「音楽って、楽しんでいいんだな」
1年前、私がYouTubeで出会った“あの人”を見たとき思った。

私は小さい頃からヴァイオリンを習っている。コンクールにも挑戦するくらい真面目に練習していたけれど、高校で進路を選ぶ際、音大は選ばなかった。
「音楽で食べていくのは大変」
そんな言葉を何度も聞いたからだ。私は自分の演奏に自信がなかった。それに、偏見かもしれないけれど、音大は“競争社会”だと思っていた。
もっと純粋に音楽を楽しみたかったから、文系大学に進学し、音楽とは全く関係のない仕事に就いた。ヴァイオリンは趣味として、休みの日に弾いたり、アマチュアのオーケストラに入って演奏している。

面白いゲームをするかのように、キラキラと音楽を演奏する“あの人”

私の憧れである“あの人”は、ピアニストを目指して音大へ入った。しかし、「上には上がいる」ことを実感し、自信を失い一般企業に就職した。そこで頑張りすぎてしまい体調を崩して休職。
心配した会社の先輩がストリートピアノへと連れ出し、その演奏をYouTubeに投稿したところ話題になり、ストリートピアノを中心に活動するピアニストとなった。

私の思う“あの人”の魅力は、音楽を心から楽しんでいる、ということだ。
笑顔でピアノを弾く姿は、まるで面白いゲームをしているかのようである。作られた笑顔ではなく、本当に楽しくて笑っている。魂の入った演奏に人が集まり、笑顔の輪がどんどん広がる。キラキラしていて、私は思わず虜になった。
家に帰ればYouTubeで“あの人”の動画を見て、応援用のTwitterアカウントを作成。ファンクラブにも入会し、生まれて初めてライブにも参加した。そして私の中に、“好き”と“憧れ”が芽生えたのである。
私ももっと、音楽を楽しみたい。
今までずっと、楽譜と向き合って演奏してきた。楽譜に書かれた指示、記号の通りに、音を出す。
“あの人”は、耳コピして自分の身体に入った音楽を、自分と向き合って演奏する。

心の奥底が刺激され思い出した、演奏したい気持ちや本当の自分

“あの人”を応援しているうちに、思い出したことがある。
小中学生の頃、夏休みのイベントとして老人ホームでのミニコンサートがあった。自分の先生の生徒数人と、他の先生の生徒と合同で行われた。
小さな子が弾けば、笑顔になっていたり、懐かしい歌を聴いて、涙する人もいた。私はその空間が好きだった。

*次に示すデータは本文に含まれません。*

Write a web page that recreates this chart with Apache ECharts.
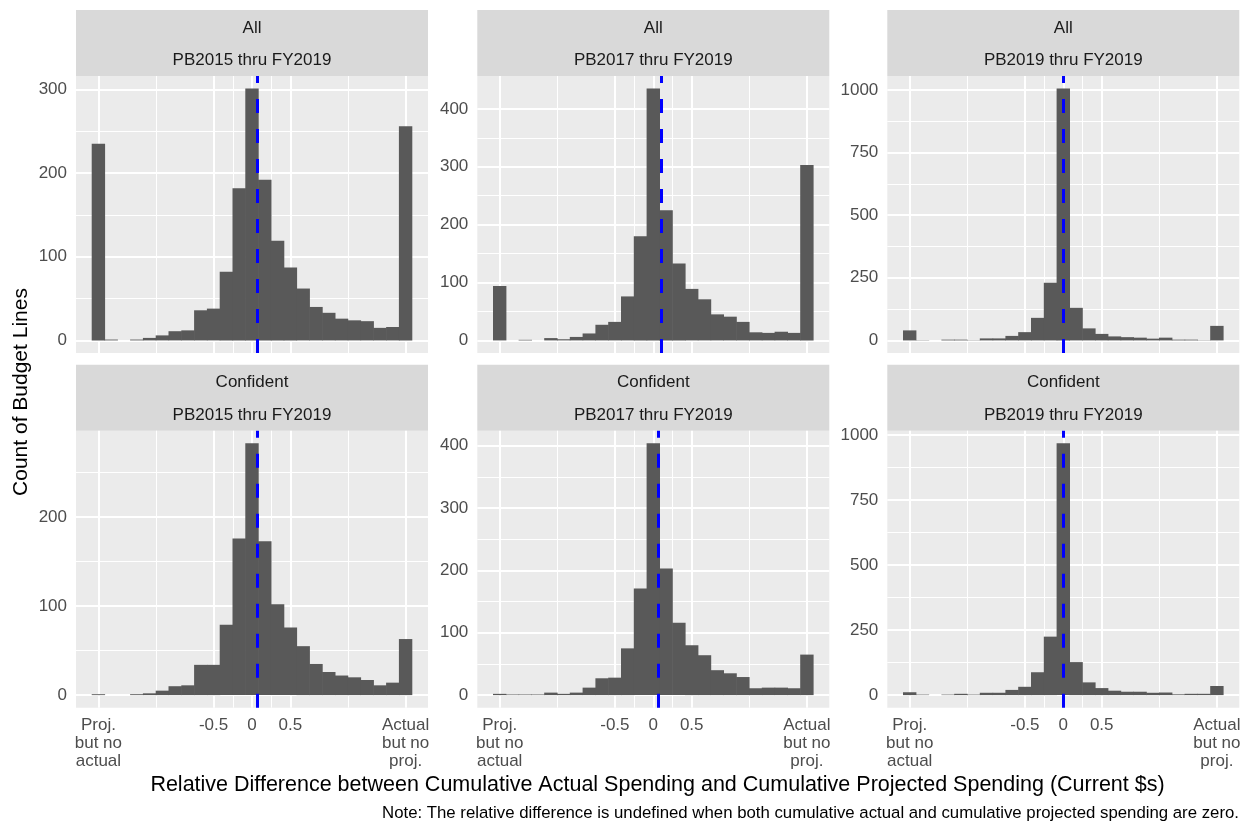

レベルや経験年数も関係なく、あたたかく包まれたその場所で、大人になっても演奏できたらいいな、そんなふうに感じていた。

“あの人”を見ていると、自分の心の奥底が刺激される。人前に立つのは怖いけど、嫌いじゃないんだよね?本当はもっと、キラキラ輝きたいんでしょ?失った自分への自信を取り戻したい。でも、そんな自分と向き合うのは怖くて、心の声に耳を傾けない。もやもやした感情はすぐになかったことにする。そして目の前にある現実をただ生きている。そんな自分が嫌いだった。
今こそ、変われるチャンスかもしれない。“あの人”に出会えたから。本当の自分を教えてくれたから。このチャンスを掴めば、自分のこと、少しは好きになれるんじゃないかな。

“あの人”とは、YouTubeを始めて2年ちょっとで登録者数180万人を超える、「ハラミちゃん」だ。
私はこれからも彼女を応援し、彼女の背中を追いかける。そして、彼女のように、音楽を通して「笑顔の輪」を広げていきたい。